Any ideas on how I can at least recover some data?

1 Like

I’ve seen this behavior from SN850’s before.
Try removing the drive from the laptop, turning the laptop on for a few minutes without the drive, and then back off; after this install the drive back in the laptop and see if it shows correctly.

1 Like

No dice unfortunately. I took out the drive, booted into ubuntu live, waited around 5 minutes, powered off, put the drive back in, and still nothing in BIOS.

Got any other computers you could temporarily transplant the drive into? to rule out something strange happening to the PCIe lanes on the laptop itself.

Just tried that. Still no dice.

I plugged it into a different laptop which only has 1 M.2 slot.

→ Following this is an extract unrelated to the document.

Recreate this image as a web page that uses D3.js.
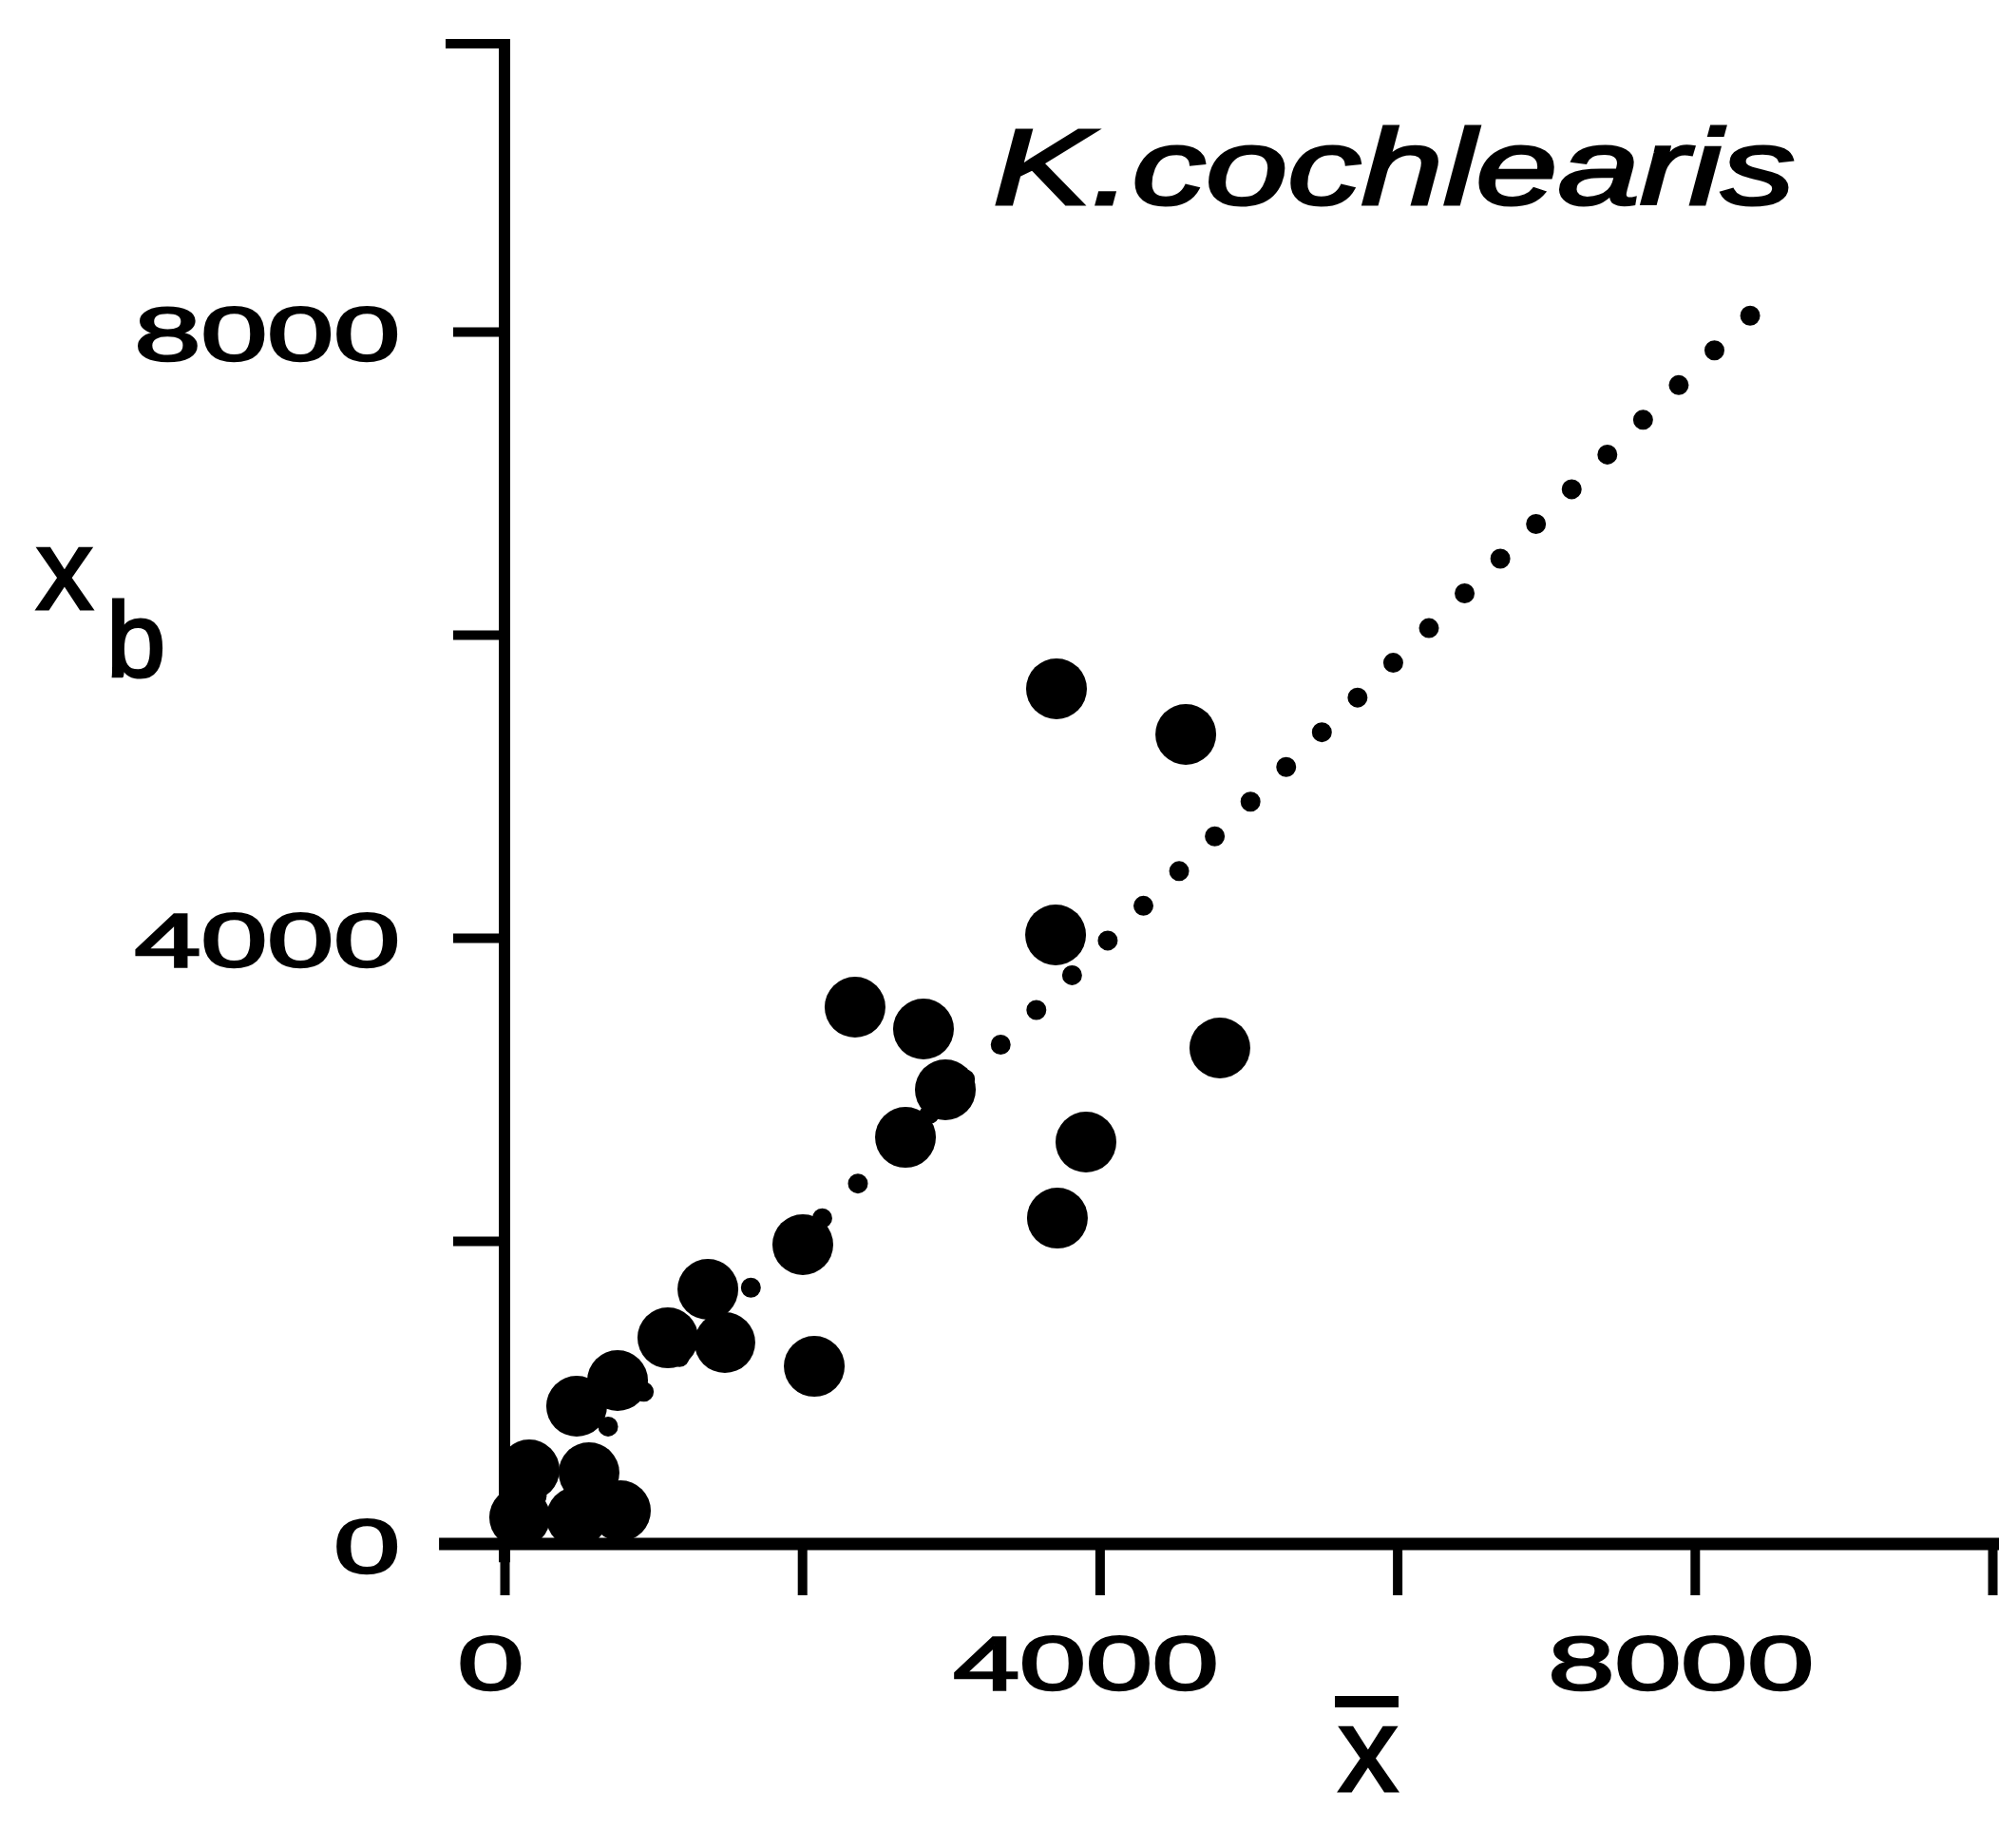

After it didn’t immediately boot, I also went into ubuntu live and gathered some more stuff.

Here is some lshw output:

        *-pci:1
             description: PCI bridge
             product: Renoir/Cezanne PCIe GPP Bridge
             vendor: Advanced Micro Devices, Inc. [AMD]
             physical id: 2.4
             bus info: pci@0000:00:02.4
             version: 00
             width: 32 bits
             clock: 33MHz
             capabilities: pci pm pciexpress msi ht normal_decode bus_master cap_list
             configuration: driver=pcieport
             resources: irq:38 memory:fce00000-fcefffff
           *-nvme UNCLAIMED
                description: Non-Volatile memory controller
                product: WD PC SN810 / Black SN850 NVMe SSD
                vendor: Sandisk Corp
                physical id: 0
                bus info: pci@0000:02:00.0
                version: 01
                width: 64 bits
                clock: 33MHz
                capabilities: nvme pm msi msix pciexpress nvm_express cap_list
                configuration: latency=0
                resources: memory:fce00000-fce03fff

Here is the only dmesg output about nvme:

[   10.982148] nvme nvme0: Device not ready; aborting initialisation, CSTS=0x0

This might be related: 217863 – Lexar NM790 SSDs are not recognized anymore after 6.1.50 LTS

I.e. the drive reports a bogus zero time to get ready and some versions of the linux kernel respects that bogus zero time and thus the drive fails. Did this issue start after a kernel upgrade?

My primary OS on this machine is Windows and it is installed on the drive. Everything worked perfectly for years until it suddenly just rebooted into the BIOS showing no bootable devices. I’m just using Linux to gather some kind of info, because it is the only thing that even sees it.

Dang, I just encountered what seemed like the same issue on a SN850 two weeks ago and swapping the drive into another NVMe slot of the motherboard cured it.
It’s possible it took me longer than 5 minutes to turn the computer off and swap slots, but I would have thought 5 minutes would be enough for any kind of volatile storage on the NVMe controller to discharge.